**OBJECTIVE**
From the listing that follows, output everything exactly except the pictures.

**MATERIAL FOR THIS TASK**
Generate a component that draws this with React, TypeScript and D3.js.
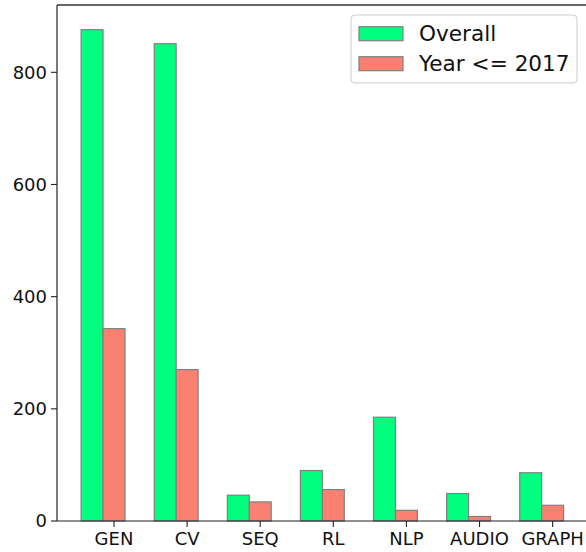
import React from "react";
import * as d3 from "d3";

const categories = ["GEN", "CV", "SEQ", "RL", "NLP", "AUDIO", "GRAPH"];
const overall = [876, 851, 46, 90, 185, 49, 86];
const yearLe2017 = [343, 270, 34, 56, 19, 8, 28];
const yTicks = [0, 200, 400, 600, 800];
const seriesNames = ["Overall", "Year <= 2017"];
const seriesColors = ["#00FF7F", "#FA8072"];

const W = 586;
const H = 552;
const left = 57;
const top = 5;
const bottom = 521;
const barW = 0.3;

export default function App() {
  const x = d3.scaleLinear().domain([-0.48, 6.78]).range([left, left + 7.26 * 73.1]);
  const y = d3.scaleLinear().domain([0, 920]).range([bottom, top]);
  const series = [overall, yearLe2017];
  const font = "DejaVu Sans, sans-serif";

  return (
    <svg width={W} height={H} style={{ position: "absolute", left: 0, top: 0 }} fontFamily={font}>
      <rect x={0} y={0} width={W} height={H} fill="white" />
      {series.map((vals, si) =>
        vals.map((v, i) => {
          const x0 = x(i + si * barW - barW / 2);
          const x1 = x(i + si * barW + barW / 2);
          return (
            <rect
              key={`${si}-${i}`}
              x={x0}
              y={y(v)}
              width={x1 - x0}
              height={y(0) - y(v)}
              fill={seriesColors[si]}
              stroke="#808080"
              strokeWidth={1.2}
            />
          );
        })
      )}
      {/* spines */}
      <line x1={left} x2={left} y1={top} y2={bottom} stroke="#222" strokeWidth={1.2} />
      <line x1={left} x2={W} y1={bottom} y2={bottom} stroke="#222" strokeWidth={1.2} />
      <line x1={left} x2={W} y1={top} y2={top} stroke="#333" strokeWidth={1.4} />
      {/* y ticks */}
      {yTicks.map((t) => (
        <g key={t}>
          <line x1={left - 6} x2={left} y1={y(t)} y2={y(t)} stroke="#222" strokeWidth={1.1} />
          <text x={left - 10} y={y(t)} dy="0.36em" textAnchor="end" fontSize={18} fill="#111">
            {t}
          </text>
        </g>
      ))}
      {/* x ticks */}
      {categories.map((c, i) => (
        <g key={c}>
          <line x1={x(i + barW)} x2={x(i + barW)} y1={bottom} y2={bottom + 6} stroke="#222" strokeWidth={1.1} />
          <text x={x(i + barW)} y={545} textAnchor="middle" fontSize={18} fill="#111">
            {c}
          </text>
        </g>
      ))}
      {/* legend */}
      <rect x={351} y={15} width={226} height={68} rx={4} fill="white" fillOpacity={0.8} stroke="#cccccc" strokeWidth={1} />
      {seriesNames.map((n, i) => (
        <g key={n}>
          <rect x={359} y={26.7 + i * 30} width={44} height={14} fill={seriesColors[i]} stroke="#808080" strokeWidth={1.2} />
          <text x={419} y={33.7 + i * 30} dy="0.36em" fontSize={21.6} fill="#111">
            {n}
          </text>
        </g>
      ))}
    </svg>
  );
}
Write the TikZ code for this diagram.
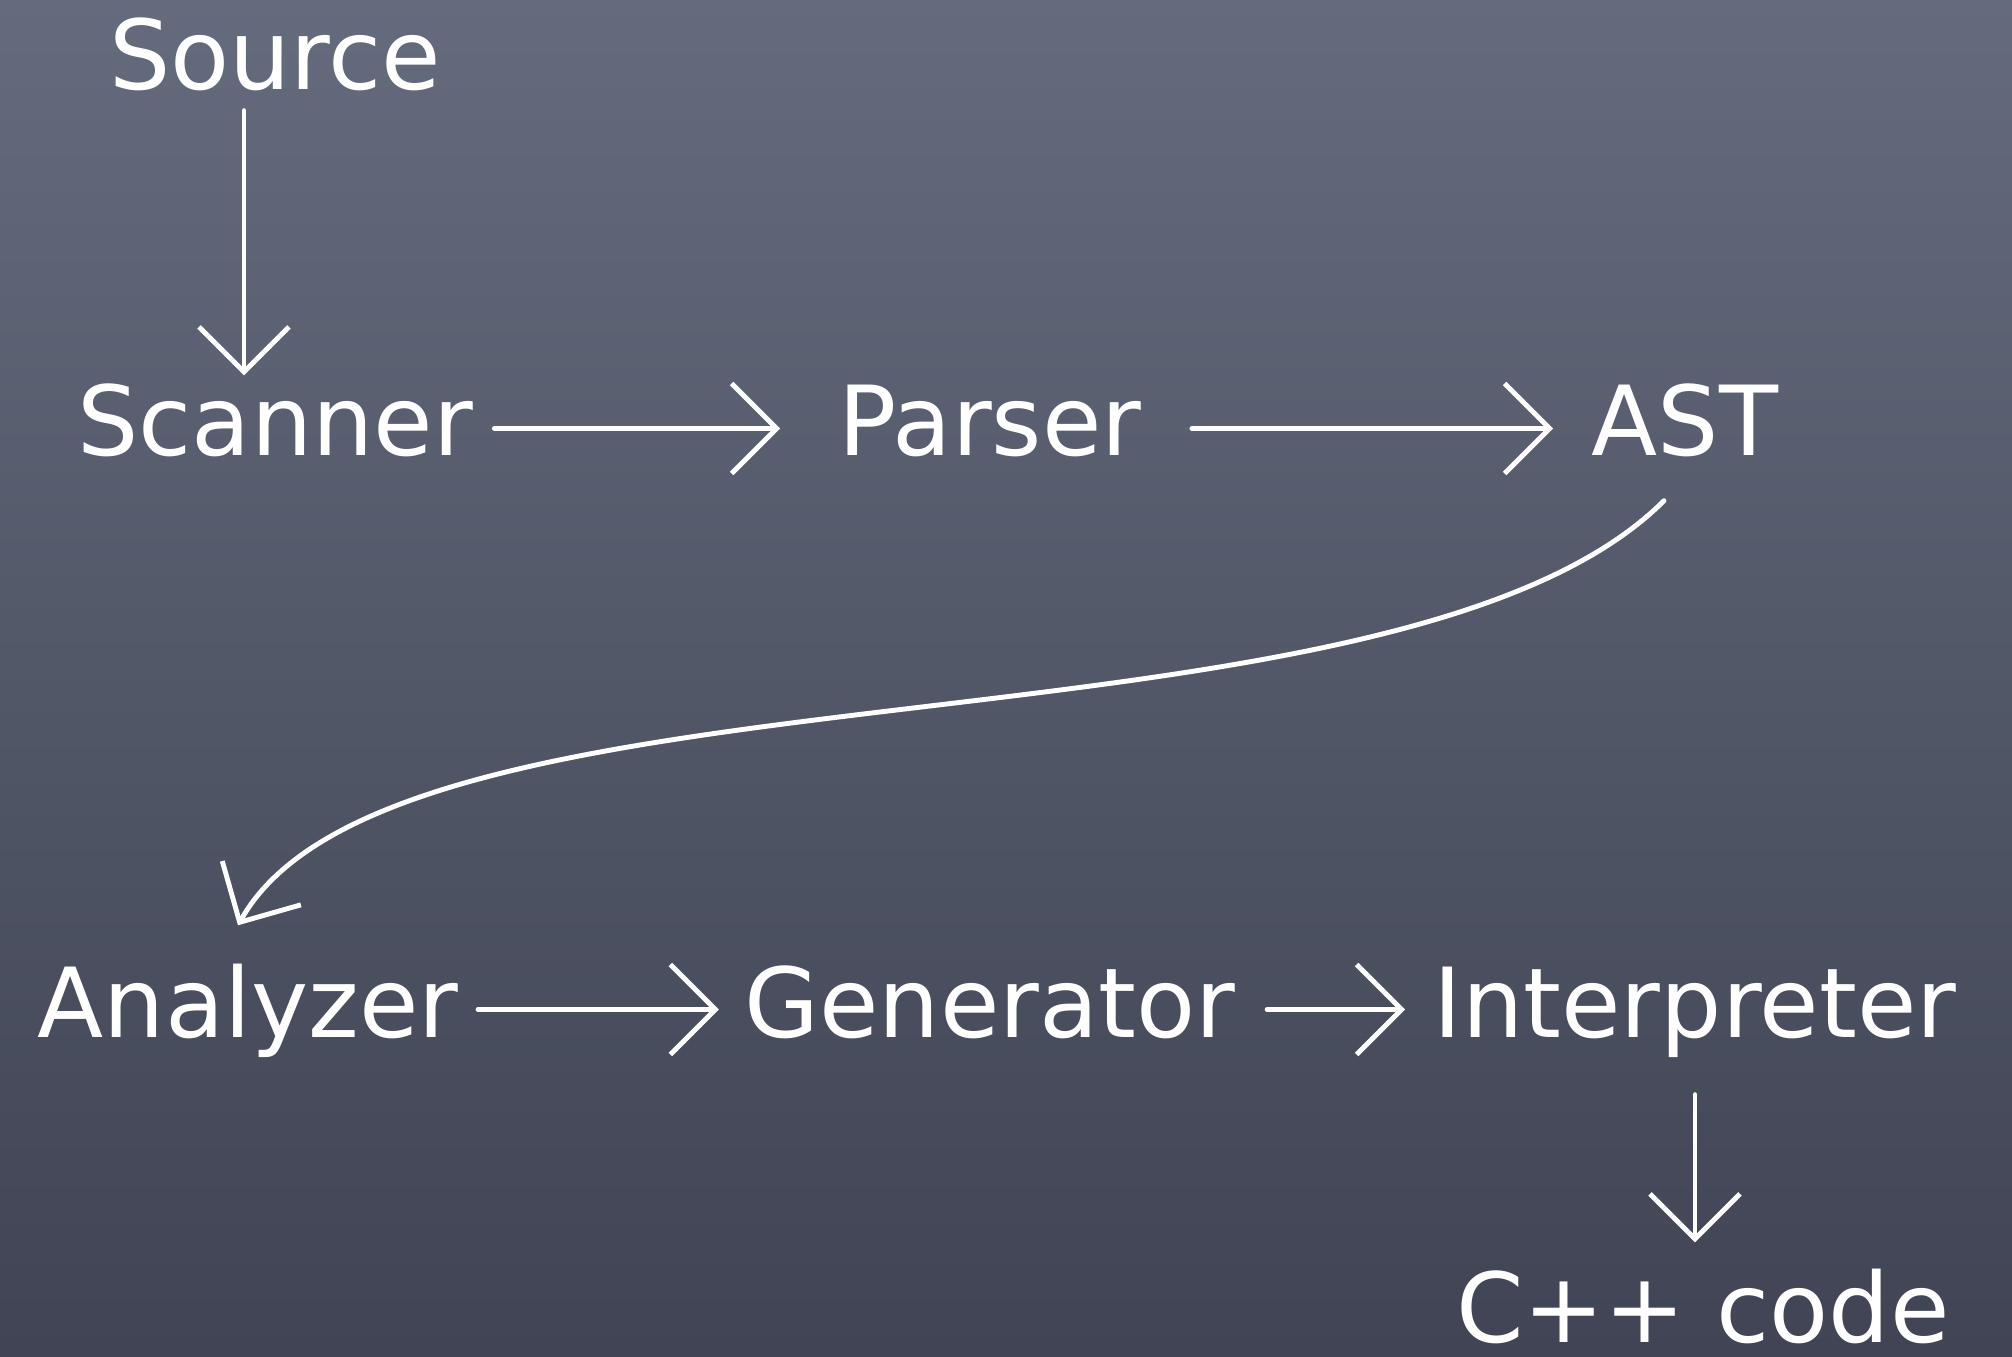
\documentclass[tikz,border=0pt]{standalone}
\usepackage{fontspec}
\setmainfont{DejaVu Sans}
\usetikzlibrary{arrows.meta}
\definecolor{boardtop}{RGB}{100,107,124}
\definecolor{boardmid}{RGB}{90,96,113}
\definecolor{boardbot}{RGB}{64,68,84}
\tikzset{
  chalknode/.style={
    text=white,
    font=\fontsize{27.5}{33}\selectfont,
    inner sep=0pt,
    text height=0.75cm,
    text depth=0.2cm,
    anchor=base
  },
  chalkarrow/.style={
    draw=white,
    line width=1.4pt,
    line cap=round,
    -{Straight Barb[length=4.5mm,width=9mm]}
  }
}
\begin{document}
\begin{tikzpicture}
  \useasboundingbox (0,0) rectangle (20.12,13.56);
  % the board
  \shade[top color=boardtop, middle color=boardmid, bottom color=boardbot]
    (0,0) rectangle (20.12,13.56);

  % front end
  \node[chalknode] (source) at (2.75,12.66) {Source};
  \node[chalknode] (scanner) at (2.75,9.0) {Scanner};
  \node[chalknode] (parser) at (9.90,9.0) {Parser};
  \node[chalknode] (ast) at (16.85,9.0) {AST};
  % back end
  \node[chalknode] (analyzer) at (2.48,3.19) {Analyzer};
  \node[chalknode] (generator) at (9.90,3.19) {Generator};
  \node[chalknode] (interp) at (16.95,3.19) {Interpreter};
  \node[chalknode, text depth=0pt] (cpp) at (17.03,0.14) {C++ code};

  \draw[chalkarrow] ([xshift=-3.1mm]source.south) -- ([xshift=-3.1mm,yshift=0.5mm]scanner.north);
  \draw[chalkarrow, shorten <=2.1mm, shorten >=5.8mm] (scanner.east) -- (parser.west);
  \draw[chalkarrow, shorten <=5mm, shorten >=3.8mm] (parser.east) -- (ast.west);
  \draw[chalkarrow] ([xshift=-2.1mm,yshift=-2.4mm]ast.south)
    .. controls +(-2.72,-2.72) and +(1.57,2.82) .. ([xshift=-1mm,yshift=3.6mm]analyzer.north);
  \draw[chalkarrow, shorten <=1.9mm, shorten >=2.5mm] (analyzer.east) -- (generator.west);
  \draw[chalkarrow, shorten <=3.1mm, shorten >=2.8mm] (generator.east) -- (interp.west);
  \draw[chalkarrow, shorten <=3.7mm, shorten >=2.4mm] (interp.south) -- (interp.south |- cpp.north);
\end{tikzpicture}
\end{document}
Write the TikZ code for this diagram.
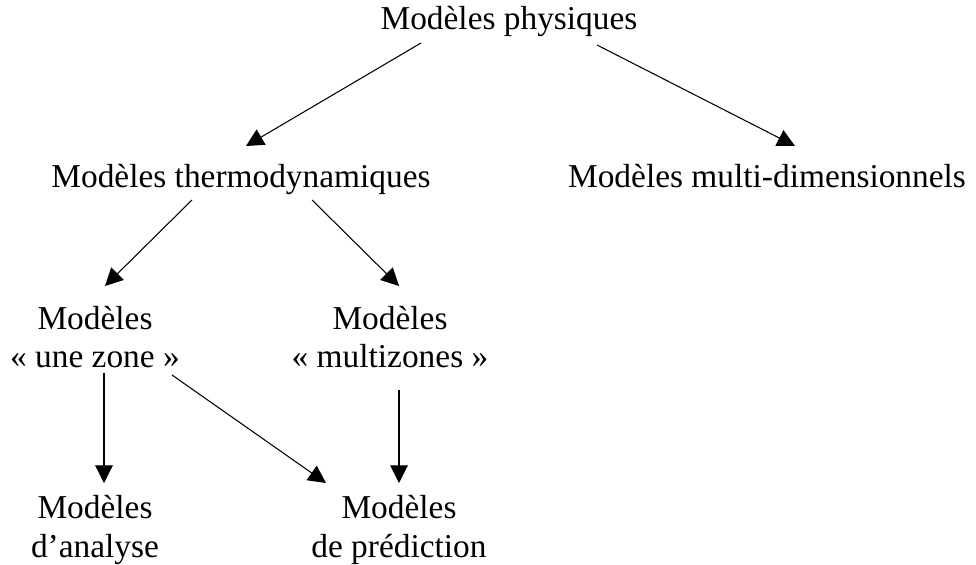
\documentclass[tikz,border=0pt]{standalone}
\usepackage{fontspec}
\setmainfont{Liberation Serif}
\usetikzlibrary{arrows.meta}

\begin{document}
\begin{tikzpicture}[
      x = 0.02cm, y = -0.02cm, % one unit per pixel of the page
      model/.style = {font=\fontsize{19}{22}\selectfont, align=center, inner sep=0pt},
      link/.style = {-{Triangle[length=10pt, width=10pt]}, line width=0.6pt},
      semithick % line style
  ]

\useasboundingbox (0,0) rectangle (976,564);

% the tree of models
\node[model, anchor=base] (phys)   at (509,30)  {Modèles physiques};
\node[model, anchor=base] (thermo) at (241,188) {Modèles thermodynamiques};
\node[model, anchor=base] (multi)  at (767,188) {Modèles multi-dimensionnels};
\node[model] (une)      at (95,337)  {Modèles\\« une zone »};
\node[model] (multiz)   at (390,337) {Modèles\\« multizones »};
\node[model] (analyse)  at (95,530)  {Modèles\\d’analyse};
\node[model] (predict)  at (399,530) {Modèles\\de prédiction};

\draw[link] ([shift={(-88,13)}]phys.base)   -- ([shift={(5,-42)}]thermo.base);
\draw[link] ([shift={(88,15)}]phys.base)    -- ([shift={(28,-42)}]multi.base);
\draw[link] ([shift={(-49,12)}]thermo.base) -- ([shift={(10,-51)}]une.center);
\draw[link] ([shift={(71,12)}]thermo.base)  -- ([shift={(9,-51)}]multiz.center);
\draw[link] ([shift={(9,36)}]une.center)    -- ([shift={(9,-47)}]analyse.center);
\draw[link] ([shift={(77,38)}]une.center)   -- ([shift={(-73,-47)}]predict.center);
\draw[link] ([shift={(9,53)}]multiz.center) -- ([shift={(0,-47)}]predict.center);

\end{tikzpicture}
\end{document}
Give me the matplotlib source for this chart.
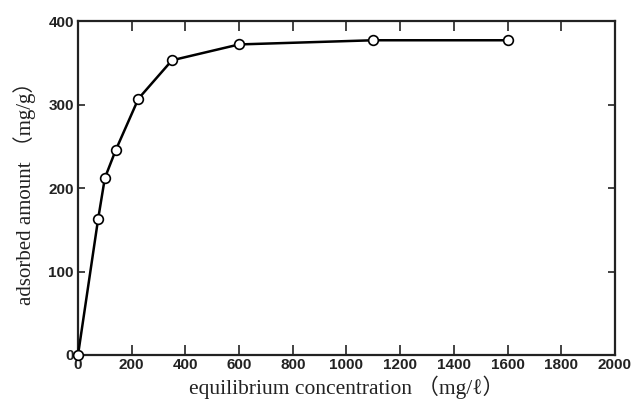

**TASK OUTPUT**
Generate a component that draws this with React, TypeScript and D3.js.
import React from "react";
import * as d3 from "d3";

const categories = ["GEN", "CV", "SEQ", "RL", "NLP", "AUDIO", "GRAPH"];
const overall = [876, 851, 46, 90, 185, 49, 86];
const yearLe2017 = [343, 270, 34, 56, 19, 8, 28];
const yTicks = [0, 200, 400, 600, 800];
const seriesNames = ["Overall", "Year <= 2017"];
const seriesColors = ["#00FF7F", "#FA8072"];

const W = 586;
const H = 552;
const left = 57;
const top = 5;
const bottom = 521;
const barW = 0.3;

export default function App() {
  const x = d3.scaleLinear().domain([-0.48, 6.78]).range([left, left + 7.26 * 73.1]);
  const y = d3.scaleLinear().domain([0, 920]).range([bottom, top]);
  const series = [overall, yearLe2017];
  const font = "DejaVu Sans, sans-serif";

  return (
    <svg width={W} height={H} style={{ position: "absolute", left: 0, top: 0 }} fontFamily={font}>
      <rect x={0} y={0} width={W} height={H} fill="white" />
      {series.map((vals, si) =>
        vals.map((v, i) => {
          const x0 = x(i + si * barW - barW / 2);
          const x1 = x(i + si * barW + barW / 2);
          return (
            <rect
              key={`${si}-${i}`}
              x={x0}
              y={y(v)}
              width={x1 - x0}
              height={y(0) - y(v)}
              fill={seriesColors[si]}
              stroke="#808080"
              strokeWidth={1.2}
            />
          );
        })
      )}
      {/* spines */}
      <line x1={left} x2={left} y1={top} y2={bottom} stroke="#222" strokeWidth={1.2} />
      <line x1={left} x2={W} y1={bottom} y2={bottom} stroke="#222" strokeWidth={1.2} />
      <line x1={left} x2={W} y1={top} y2={top} stroke="#333" strokeWidth={1.4} />
      {/* y ticks */}
      {yTicks.map((t) => (
        <g key={t}>
          <line x1={left - 6} x2={left} y1={y(t)} y2={y(t)} stroke="#222" strokeWidth={1.1} />
          <text x={left - 10} y={y(t)} dy="0.36em" textAnchor="end" fontSize={18} fill="#111">
            {t}
          </text>
        </g>
      ))}
      {/* x ticks */}
      {categories.map((c, i) => (
        <g key={c}>
          <line x1={x(i + barW)} x2={x(i + barW)} y1={bottom} y2={bottom + 6} stroke="#222" strokeWidth={1.1} />
          <text x={x(i + barW)} y={545} textAnchor="middle" fontSize={18} fill="#111">
            {c}
          </text>
        </g>
      ))}
      {/* legend */}
      <rect x={351} y={15} width={226} height={68} rx={4} fill="white" fillOpacity={0.8} stroke="#cccccc" strokeWidth={1} />
      {seriesNames.map((n, i) => (
        <g key={n}>
          <rect x={359} y={26.7 + i * 30} width={44} height={14} fill={seriesColors[i]} stroke="#808080" strokeWidth={1.2} />
          <text x={419} y={33.7 + i * 30} dy="0.36em" fontSize={21.6} fill="#111">
            {n}
          </text>
        </g>
      ))}
    </svg>
  );
}
Write the TikZ code for this diagram.
\documentclass[tikz,border=0pt]{standalone}
\usepackage{fontspec}
\setmainfont{DejaVu Sans}
\usetikzlibrary{arrows.meta}
\definecolor{boardtop}{RGB}{100,107,124}
\definecolor{boardmid}{RGB}{90,96,113}
\definecolor{boardbot}{RGB}{64,68,84}
\tikzset{
  chalknode/.style={
    text=white,
    font=\fontsize{27.5}{33}\selectfont,
    inner sep=0pt,
    text height=0.75cm,
    text depth=0.2cm,
    anchor=base
  },
  chalkarrow/.style={
    draw=white,
    line width=1.4pt,
    line cap=round,
    -{Straight Barb[length=4.5mm,width=9mm]}
  }
}
\begin{document}
\begin{tikzpicture}
  \useasboundingbox (0,0) rectangle (20.12,13.56);
  % the board
  \shade[top color=boardtop, middle color=boardmid, bottom color=boardbot]
    (0,0) rectangle (20.12,13.56);

  % front end
  \node[chalknode] (source) at (2.75,12.66) {Source};
  \node[chalknode] (scanner) at (2.75,9.0) {Scanner};
  \node[chalknode] (parser) at (9.90,9.0) {Parser};
  \node[chalknode] (ast) at (16.85,9.0) {AST};
  % back end
  \node[chalknode] (analyzer) at (2.48,3.19) {Analyzer};
  \node[chalknode] (generator) at (9.90,3.19) {Generator};
  \node[chalknode] (interp) at (16.95,3.19) {Interpreter};
  \node[chalknode, text depth=0pt] (cpp) at (17.03,0.14) {C++ code};

  \draw[chalkarrow] ([xshift=-3.1mm]source.south) -- ([xshift=-3.1mm,yshift=0.5mm]scanner.north);
  \draw[chalkarrow, shorten <=2.1mm, shorten >=5.8mm] (scanner.east) -- (parser.west);
  \draw[chalkarrow, shorten <=5mm, shorten >=3.8mm] (parser.east) -- (ast.west);
  \draw[chalkarrow] ([xshift=-2.1mm,yshift=-2.4mm]ast.south)
    .. controls +(-2.72,-2.72) and +(1.57,2.82) .. ([xshift=-1mm,yshift=3.6mm]analyzer.north);
  \draw[chalkarrow, shorten <=1.9mm, shorten >=2.5mm] (analyzer.east) -- (generator.west);
  \draw[chalkarrow, shorten <=3.1mm, shorten >=2.8mm] (generator.east) -- (interp.west);
  \draw[chalkarrow, shorten <=3.7mm, shorten >=2.4mm] (interp.south) -- (interp.south |- cpp.north);
\end{tikzpicture}
\end{document}
Write the TikZ code for this diagram.
\documentclass[tikz,border=0pt]{standalone}
\usepackage{fontspec}
\setmainfont{Liberation Serif}
\usetikzlibrary{arrows.meta}

\begin{document}
\begin{tikzpicture}[
      x = 0.02cm, y = -0.02cm, % one unit per pixel of the page
      model/.style = {font=\fontsize{19}{22}\selectfont, align=center, inner sep=0pt},
      link/.style = {-{Triangle[length=10pt, width=10pt]}, line width=0.6pt},
      semithick % line style
  ]

\useasboundingbox (0,0) rectangle (976,564);

% the tree of models
\node[model, anchor=base] (phys)   at (509,30)  {Modèles physiques};
\node[model, anchor=base] (thermo) at (241,188) {Modèles thermodynamiques};
\node[model, anchor=base] (multi)  at (767,188) {Modèles multi-dimensionnels};
\node[model] (une)      at (95,337)  {Modèles\\« une zone »};
\node[model] (multiz)   at (390,337) {Modèles\\« multizones »};
\node[model] (analyse)  at (95,530)  {Modèles\\d’analyse};
\node[model] (predict)  at (399,530) {Modèles\\de prédiction};

\draw[link] ([shift={(-88,13)}]phys.base)   -- ([shift={(5,-42)}]thermo.base);
\draw[link] ([shift={(88,15)}]phys.base)    -- ([shift={(28,-42)}]multi.base);
\draw[link] ([shift={(-49,12)}]thermo.base) -- ([shift={(10,-51)}]une.center);
\draw[link] ([shift={(71,12)}]thermo.base)  -- ([shift={(9,-51)}]multiz.center);
\draw[link] ([shift={(9,36)}]une.center)    -- ([shift={(9,-47)}]analyse.center);
\draw[link] ([shift={(77,38)}]une.center)   -- ([shift={(-73,-47)}]predict.center);
\draw[link] ([shift={(9,53)}]multiz.center) -- ([shift={(0,-47)}]predict.center);

\end{tikzpicture}
\end{document}
Give me the matplotlib source for this chart.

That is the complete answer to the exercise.